Will “What Got Us Here” Take Us “There?”

Will “What Got Us Here” Take Us “There?”

October 7, 2014 — Portsmouth, NH

I have been doing a lot of thinking, studying, and scribbling on a challenging concept for successful organizations and individuals: the effort that got us here, to our present level of achievement and accomplishment, will not be what takes us there, to the next chapter of thriving. It seems to me that the challenge is similar for both enterprises and individuals. It’s natural, as homo sapiens, we use our “sapience” to look at the stuff that got us here, and to conclude we need to do more of it to take us there. But it won’t. Why won’t it?
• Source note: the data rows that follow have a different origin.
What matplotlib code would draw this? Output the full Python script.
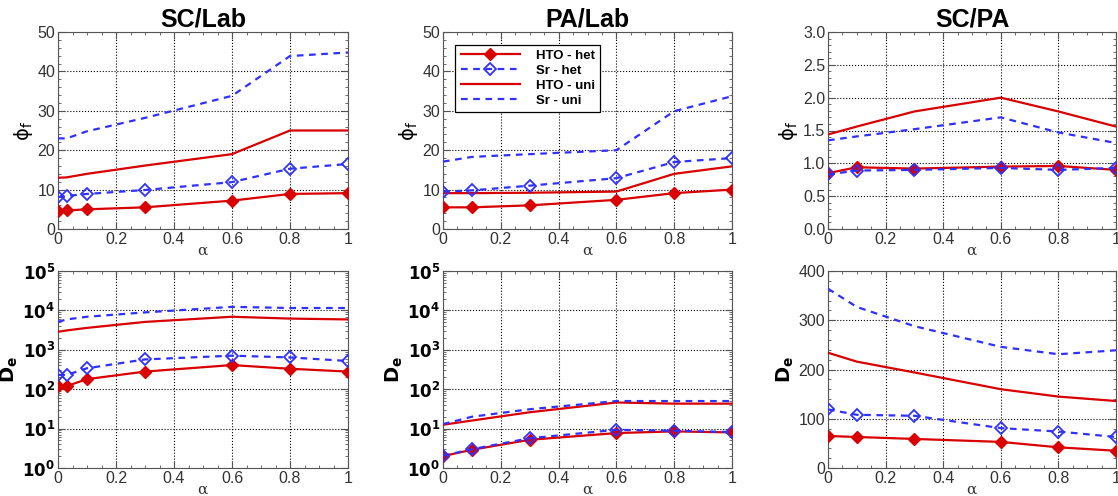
import math
import matplotlib
matplotlib.use("Agg")
import matplotlib.pyplot as plt
from matplotlib.ticker import MultipleLocator, LogLocator, NullFormatter

plt.rcParams['font.family'] = ['Liberation Sans', 'DejaVu Sans']
plt.rcParams['mathtext.fontset'] = 'dejavusans'

# ---------------- data ----------------
titles = ["SC/Lab", "PA/Lab", "SC/PA"]

# x values
x_sclab = [0, 0.03, 0.1, 0.3, 0.6, 0.8, 1.0]
x_pa = [0, 0.1, 0.3, 0.6, 0.8, 1.0]

# phi_f (top row)
phi_sclab_hto_het = [4.6, 4.7, 5.0, 5.5, 7.2, 8.9, 9.1]
phi_sclab_sr_het = [8.1, 8.4, 8.9, 9.9, 11.9, 15.3, 16.5]
phi_sclab_hto_uni = [13.0, 13.1, 14.0, 16.1, 19.0, 25.0, 25.0]
phi_sclab_sr_uni = [23.0, 23.0, 24.8, 28.2, 33.8, 43.9, 44.8]

phi_palab_hto_het = [5.5, 5.5, 6.0, 7.4, 9.1, 10.0]
phi_palab_sr_het = [9.5, 9.8, 11.0, 12.9, 17.0, 18.0]
phi_palab_hto_uni = [9.1, 9.1, 9.2, 9.5, 14.0, 15.9]
phi_palab_sr_uni = [17.1, 18.3, 19.0, 20.0, 29.9, 33.7]

phi_scpa_hto_het = [0.85, 0.94, 0.92, 0.95, 0.96, 0.90]
phi_scpa_sr_het = [0.83, 0.89, 0.90, 0.93, 0.90, 0.93]
phi_scpa_hto_uni = [1.44, 1.56, 1.79, 2.00, 1.79, 1.56]
phi_scpa_sr_uni = [1.35, 1.41, 1.52, 1.70, 1.47, 1.31]

# D_e (bottom row)
de_sclab_hto_het = [120, 120, 180, 280, 410, 330, 280]
de_sclab_sr_het = [230, 230, 340, 570, 710, 640, 520]
de_sclab_hto_uni = [2870, 3100, 3600, 5100, 6900, 6200, 5900]
de_sclab_sr_uni = [5100, 5900, 6900, 8900, 12300, 11500, 11500]

de_palab_hto_het = [2.0, 2.9, 5.2, 7.7, 8.5, 8.0]
de_palab_sr_het = [2.05, 3.0, 5.7, 9.3, 8.8, 8.2]
de_palab_hto_uni = [12.5, 16, 26, 46, 43, 43]
de_palab_sr_uni = [13, 20, 31, 50, 50, 50]

de_scpa_hto_het = [65, 63, 59, 53, 42, 35]
de_scpa_sr_het = [119, 108, 106, 81, 74, 63]
de_scpa_hto_uni = [234, 216, 194, 160, 145, 136]
de_scpa_sr_uni = [364, 327, 288, 246, 231, 239]

legend_labels = ["HTO - het", "Sr - het", "HTO - uni", "Sr - uni"]

RED = "#d80000"
BLUE = "#3030ff"
TICKC = "#333333"

fig = plt.figure(figsize=(11.18, 4.96), dpi=100)

lefts = [58 / 1118, 443 / 1118, 828 / 1118]
widths = [290 / 1118, 289 / 1118, 288 / 1118]
top_b = 1 - 229 / 496
bot_b = 1 - 468 / 496
h = 197 / 496

top_data = [
    (x_sclab, phi_sclab_hto_het, phi_sclab_sr_het, phi_sclab_hto_uni, phi_sclab_sr_uni),
    (x_pa, phi_palab_hto_het, phi_palab_sr_het, phi_palab_hto_uni, phi_palab_sr_uni),
    (x_pa, phi_scpa_hto_het, phi_scpa_sr_het, phi_scpa_hto_uni, phi_scpa_sr_uni),
]
bot_data = [
    (x_sclab, de_sclab_hto_het, de_sclab_sr_het, de_sclab_hto_uni, de_sclab_sr_uni),
    (x_pa, de_palab_hto_het, de_palab_sr_het, de_palab_hto_uni, de_palab_sr_uni),
    (x_pa, de_scpa_hto_het, de_scpa_sr_het, de_scpa_hto_uni, de_scpa_sr_uni),
]


def xfmt(v, p):
    if abs(v) < 1e-9:
        return "0"
    if abs(v - 1) < 1e-9:
        return "1"
    return f"{v:.1f}"


def draw(ax, d):
    x, hh, sh, hu, su = d
    l1, = ax.plot(x, hh, color=RED, lw=1.6, marker='D', ms=6, mfc=RED, mec=RED, zorder=4)
    l2, = ax.plot(x, sh, color=BLUE, lw=1.6, ls=(0, (3, 2.5)), marker='D', ms=6.5,
                  mfc='none', mec=BLUE, mew=1.3, zorder=4)
    l3, = ax.plot(x, hu, color=RED, lw=1.6, zorder=3)
    l4, = ax.plot(x, su, color=BLUE, lw=1.6, ls=(0, (3, 2.5)), zorder=3)
    return [l1, l2, l3, l4]


def style(ax):
    ax.set_xlim(0, 1)
    ax.xaxis.set_major_locator(MultipleLocator(0.2))
    ax.xaxis.set_minor_locator(MultipleLocator(0.05))
    ax.xaxis.set_major_formatter(plt.FuncFormatter(xfmt))
    ax.grid(True, which='major', color='black', ls=':', lw=0.8)
    ax.tick_params(which='both', direction='in', top=True, right=True, color='#555555')
    ax.tick_params(which='major', length=5, labelsize=11.5, labelcolor=TICKC, pad=2)
    ax.tick_params(which='minor', length=2.5)
    for s in ax.spines.values():
        s.set_color('#555555')
        s.set_linewidth(0.8)
    ax.set_xlabel(r'$\mathregular{α}$', fontsize=11, color=TICKC, labelpad=-2,
                  family=['DejaVu Serif'])


for i in range(3):
    ax = fig.add_axes([lefts[i], top_b, widths[i], h])
    lines = draw(ax, top_data[i])
    style(ax)
    if i < 2:
        ax.set_ylim(0, 50)
        ax.yaxis.set_major_locator(MultipleLocator(10))
        ax.yaxis.set_minor_locator(MultipleLocator(2))
    else:
        ax.set_ylim(0, 3)
        ax.yaxis.set_major_locator(MultipleLocator(0.5))
        ax.yaxis.set_minor_locator(MultipleLocator(0.1))
        ax.yaxis.set_major_formatter(plt.FormatStrFormatter('%.1f'))
    ax.set_ylabel(r'$\mathregular{ϕ_f}$', fontsize=14, labelpad=2,
                  family=['DejaVu Sans'])
    ax.set_title(titles[i], fontsize=18, fontweight='bold', pad=4)
    if i == 1:
        leg = ax.legend(lines, legend_labels, loc='upper left', bbox_to_anchor=(0.02, 0.97),
                        prop={'weight': 'bold', 'size': 9.5}, fancybox=False,
                        edgecolor='black', framealpha=1, handlelength=4.5,
                        borderpad=0.4, labelspacing=0.2, handletextpad=1.2)
        leg.get_frame().set_linewidth(0.9)

for i in range(3):
    ax = fig.add_axes([lefts[i], bot_b, widths[i], h])
    draw(ax, bot_data[i])
    style(ax)
    if i < 2:
        ax.set_yscale('log')
        ax.set_ylim(1, 1e5)
        ax.yaxis.set_major_locator(LogLocator(base=10, numticks=10))
        ax.yaxis.set_minor_locator(LogLocator(base=10, subs=range(2, 10), numticks=10))
        ax.yaxis.set_minor_formatter(NullFormatter())
        ax.tick_params(axis='y', which='major', labelsize=12, labelcolor='black')
        ax.yaxis.set_major_formatter(plt.FuncFormatter(
            lambda v, p: r'$\mathbf{10^{%d}}$' % round(math.log10(v))))
    else:
        ax.set_ylim(0, 400)
        ax.yaxis.set_major_locator(MultipleLocator(100))
        ax.yaxis.set_minor_locator(MultipleLocator(20))
    ax.set_ylabel(r'$\mathbf{D_e}$', fontsize=14, labelpad=2)

fig.savefig("out.png", dpi=100)
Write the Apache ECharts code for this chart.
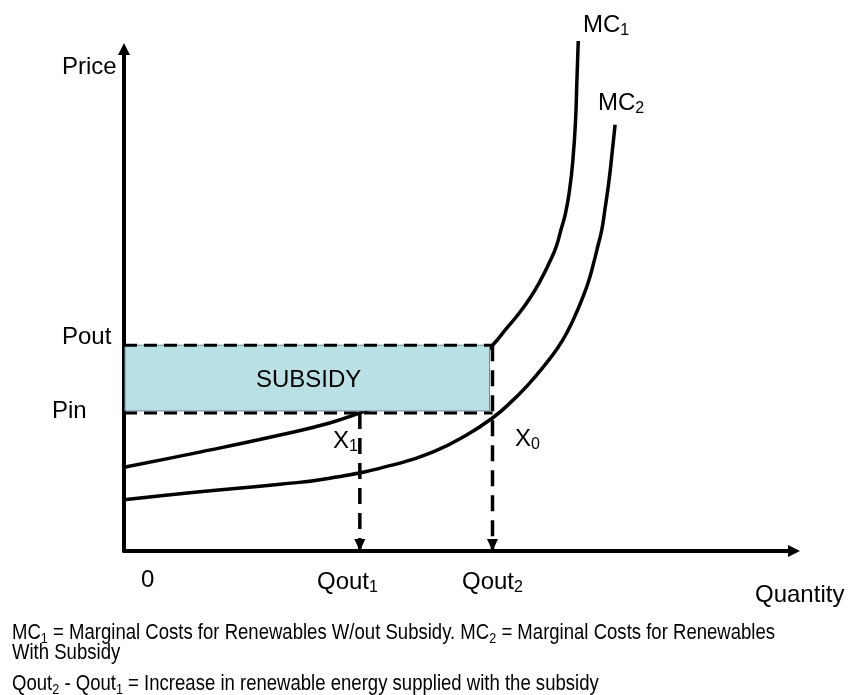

The unexpected variable that challenges sustained achievement is the rapidly changing external environment that we operate in and inhabit. If the external environment remained static, or even changed slowly (as with biological evolution), then perhaps what got us here would take us there. All you would need is a little more emphasis, polish, or effort. “Whoa, those 10,000 hours we put into trying to understand the old environment continue to be applicable, right?” Umm…Not right. The driving forces behind our external environment have changed and are rapidly changing. Where we used to operate in a world of scarcity and seek new ways to apply the coefficient of labor, today we live with the Paradox of Choice (Schwartz, 2004). We seek ways to reduce the physical and mental clutter in our world to allow us to focus on learning to live in multiple worlds– in multiple domains.

If an enterprise or an individual is unsuccessful or failing then curiously, it is easier to throw out the old (it didn’t work anyway). However, if you are already effective and successful, it is more problematic. As humans, we have an almost instinctive trait I see our clients, friends—hell, even ourselves, unthinkingly adopt. We look at the recent past and project it linearly into the future. So naturally, we look at professional and personal strategies and resource allocation that worked well in the past and project them linearly into the future.

What’s awkward is that since the external environment is changing so rapidly, the future drivers of achievement and subjective well being do not look anything like the past. Our old tried and true behaviors are not authentically aligned with the new driving forces in the new environment. What do we need? New strategies and resource allocation to learn and grow in the new environment. Ones that may be radically different from what has worked in the past. The question is whether we dare to intentionally discard our comfortable behaviors, habits, strategies – even relationships – the ones that got us here.